Indian Cricket League February 12, 2009

ICC to seriously push for ICL settlement

David Morgan, the ICC president, is hopeful of a solution © AFP

The ICL's move to obtain ICC recognition has entered a critical phase with both sides meeting in Johannesburg next week along with the BCCI, the third party in the issue. The ICC is making a serious push for a settlement at that meeting, on February 21, and is so hopeful of a solution that David Morgan, its president, has alerted Subhash Chandra, the ICL owner, on the possibility of having to stay back an extra day to finalise any agreement.

The issue was discussed in detail at the ICC board meeting in Perth last month following which, it is learnt, the ICL was offered a masters/veterans tournament as a compromise formula. However, the ICL is sticking to its demand of being granted "authorised unofficial cricket" status under existing ICC rules though they are open to providing certain assurances - particularly a guarantee against poaching players contracted to their respective national boards.

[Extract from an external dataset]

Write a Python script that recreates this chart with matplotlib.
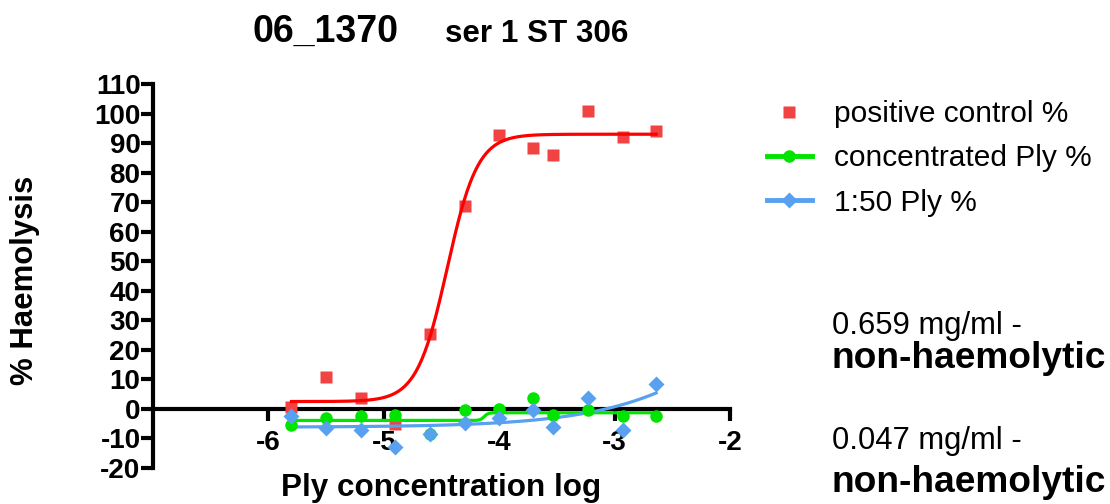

The ICC recently drafted new rules on official and unofficial cricket making it virtually impossible for future ICL models to come up but these rules are effective in June. The ICL request falls under existing rules, which state: "In the event of anybody wishing to stage an 'unofficial cricket event', ICC approval should first be obtained before full members could release their players for the event".

The rules also stipulate that any such approval will require an assessment of various criteria, including the home board's approval if the event is in an ICC member country. The ICL's request is currently stuck in this legal wedge.

The ICC is clear that the matter has to be sorted out between the BCCI and ICL but it is also keen for an early resolution in the best interests of the game, particularly for the 150 ICL cricketers who have been banned by their boards. Officially at least, the BCCI continues to insist that its stand on the ICL remains the same - it has banned all players associated with the ICL from its tournaments and denied them access to facilities managed by the board or its affiliates.

In fact, the first meeting, in September, between the BCCI and the ICL collapsed in 20 minutes after Chandra refused the Indian board's offer to disband the ICL and take up an IPL franchise instead. The BCCI and ICC subsequently came up with the Masters offer, which the ICL is yet to accept because it goes against their basic philosophy of identifying and nurturing young talent.

But Sharad Pawar, the former BCCI president and ICC vice-president, has been known to enjoy a longstanding personal equation with Chandra, which is what the ICL and the ICC are banking on. There is a strong conviction within the ICL management that it's only a section of the BCCI, particularly Lalit Modi, its aggressive vice-president and IPL chairman, that's standing in the way of a resolution. Shashank Manohar, the BCCI president and Pawar associate, is expected to represent the Indian board in Johannesburg.

If efforts to reach a settlement by this month-end fail, the ICL is planning to move the courts in various countries that have banned ICL players from their domestic competitions - or, more likely, focus on England, where the trade laws governing a player's right to earn a livelihood are considered very strong.

In this context, last week's ruling by a Pakistan court lifting the ban on ICL players from participating in the Quaid-E-Azam tournament in that country is significant.

According to a copy of the court order, counsel for the ICL players quoted a letter dated December 6, 2007 from the PCB referring to "a new playing condition, 2.2." Under this, the PCB said players participating in any cricket event either at home or abroad not approved by them will not be eligible to participate in the board's cricket tournaments.

Crucially, the Sind High Court upheld the players' subsequent plea that the PCB's writ did not extend to tournaments outside the country. The ICL believes this is a template that could be followed in other countries to have banned its players from their official domestic events.

It is this legal quagmire the ICC and some of its members want to stay clear of. Asked about the ICL issue in Australia recently, Haroon Lorgat, the ICC chief executive told Cricinfo the ICC-BCCI-ICL discussions were a work in progress.

"We are advanced in possible discussions that could hopefully determine settlement," Lorgat said. "I think we must always be optimistic that we can work out something but there are still some miles to cross."